Loans lender Amigo swung to a loss last year as it awaits approval of a scheme to address compensation for indebted clients who compained about its practices
For the nine months to 31 December Amigo posted an after-tax loss of £86.8m.
Amigo’s revenue fell 36.9 per cent to £137.5m, which has been driven by the break in lending and payment holidays.
Shares are currently trading down four per cent to 11p and are down around 80 per cent on a year ago.
Amigo has had to provision millions of pounds to handle compensation payments caused by a large number of customer complaints and has been investigated by the financial regulator over how it assesses customer credit worthiness.
This has hampered Amigo’s ability to operate and it has warned that unless its proposed scheme for dealing with compensation payments is approved, it may not survive.
The lender provides loans to borrowers who struggle to obtain credit from mainstream lenders if a friend or family member can act as a guarantor for them.
Amigo is also reducing its workforce by 17 per cent, laying off around 70 employees.

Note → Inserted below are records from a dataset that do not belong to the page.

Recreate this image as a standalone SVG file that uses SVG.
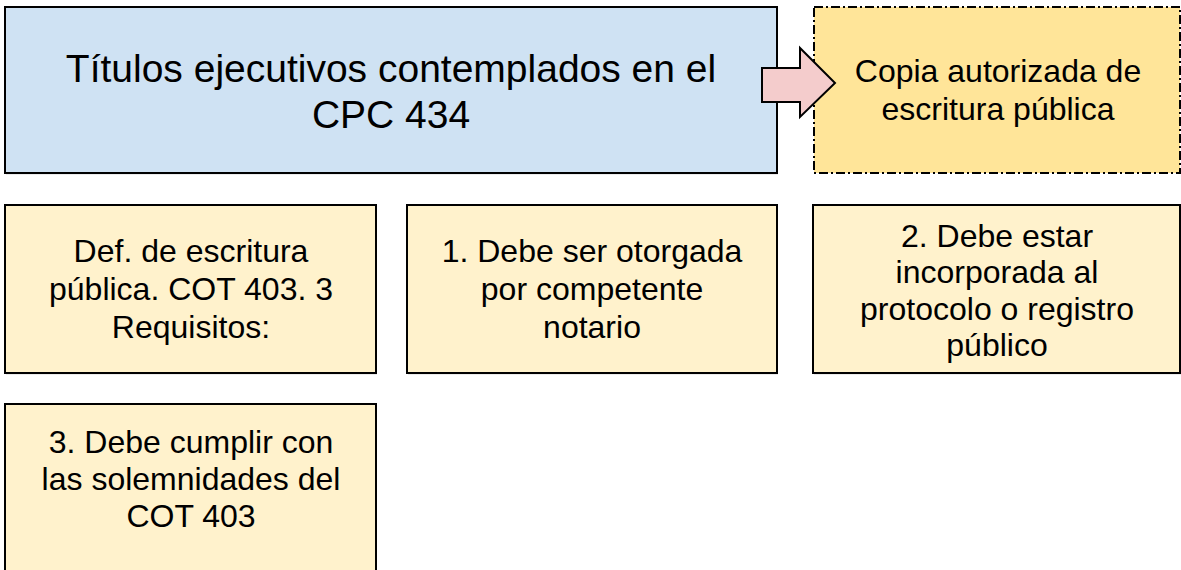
<svg xmlns="http://www.w3.org/2000/svg" width="1181" height="570" viewBox="0 0 1181 570">
<style>
.box{stroke:#000;stroke-width:2}
.blue{fill:#cfe2f3}
.lt{fill:#fff2cc}
.gold{fill:#ffe599;stroke-dasharray:9 3 2 3}
text{font-family:"Liberation Sans",Arial,sans-serif;fill:#000;text-anchor:middle}
.t{font-size:39px}
.s{font-size:32px}
.shadow{fill:#000;opacity:0.08}
</style>
<rect width="1181" height="570" fill="#fff"/>
<g id="title">
<rect class="shadow" x="6" y="9" width="772" height="166"/>
<rect class="box blue" x="5" y="7" width="772" height="166"/>
<text class="t" x="391" y="82">Títulos ejecutivos contemplados en el</text>
<text class="t" x="391" y="128">CPC 434</text>
</g>
<g id="copia">
<rect class="box gold" x="814" y="7" width="366" height="166"/>
<text class="s" x="998" y="82">Copia autorizada de</text>
<text class="s" x="998" y="120">escritura pública</text>
</g>
<g id="connectors">
<polygon points="762,68 800,68 800,48 835,83 800,117 800,102 762,102" fill="#f4cccc" stroke="#000" stroke-width="2" stroke-linejoin="miter"/>
</g>
<g id="def">
<rect class="shadow" x="6" y="207" width="371" height="168"/>
<rect class="box lt" x="5" y="205" width="371" height="168"/>
<text class="s" x="191" y="262">Def. de escritura</text>
<text class="s" x="191" y="300">pública. COT 403. 3</text>
<text class="s" x="191" y="338">Requisitos:</text>
</g>
<g id="req1">
<rect class="shadow" x="408" y="207" width="370" height="168"/>
<rect class="box lt" x="407" y="205" width="370" height="168"/>
<text class="s" x="592" y="262">1. Debe ser otorgada</text>
<text class="s" x="592" y="300">por competente</text>
<text class="s" x="592" y="338">notario</text>
</g>
<g id="req2">
<rect class="shadow" x="814" y="207" width="367" height="168"/>
<rect class="box lt" x="813" y="205" width="367" height="168"/>
<text class="s" x="997" y="247">2. Debe estar</text>
<text class="s" x="997" y="283">incorporada al</text>
<text class="s" x="997" y="320">protocolo o registro</text>
<text class="s" x="997" y="356">público</text>
</g>
<g id="req3">
<rect class="box lt" x="5" y="404" width="371" height="180"/>
<text class="s" x="191" y="453">3. Debe cumplir con</text>
<text class="s" x="191" y="490">las solemnidades del</text>
<text class="s" x="191" y="527">COT 403</text>
</g>
</svg>
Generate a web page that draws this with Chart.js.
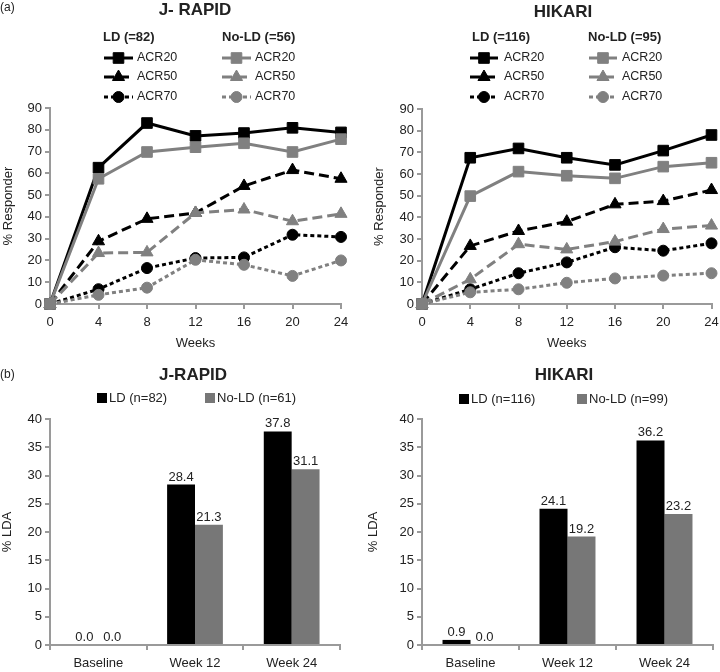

To combat the soaring complaints and customer numbers falling by a third, the sub-prime lender has established a scheme to “provide certainty” to customers with a “fair complaint” against Amigo.
Amigo CEO Gary Jennison said: “When I started as CEO over five months ago, I knew we had to do something significant to deal with the complaints we were getting.
“Once the scheme has started going through the courts and we’ve agreed the go forward business model with the FCA, then we can turn our attention to lending. We’ve seen our customer base shrink by over 30 per cent over the last 12 months, as they’ve settled or finished their loans. We want to get Amigo back to life again.”
While complaints rose, the costs of the complaints increased 336.8 per cent.
The complaints scheme of arrangement, initiated at the end of January, is set to become effective in May and will protect around 300,000 current borrowers and guarantors.
“A successful scheme will provide certainty on the final complaints liability for all complaints on loans issued to date and will enable Amigo to focus on building a sustainable business for the long term,” Amigo said in a statement this morning.
Beginning the third quarter with a completely new board, Amigo’s profit before tax fell 252 per cent from 2019.
Despite this, it ended 2020 with £164.6m of cash.
The lender added: “Despite a material uncertainty surrounding going concern, the board considers that it currently has sufficient liquidity and other resources to continue to fund operations and support its customers.”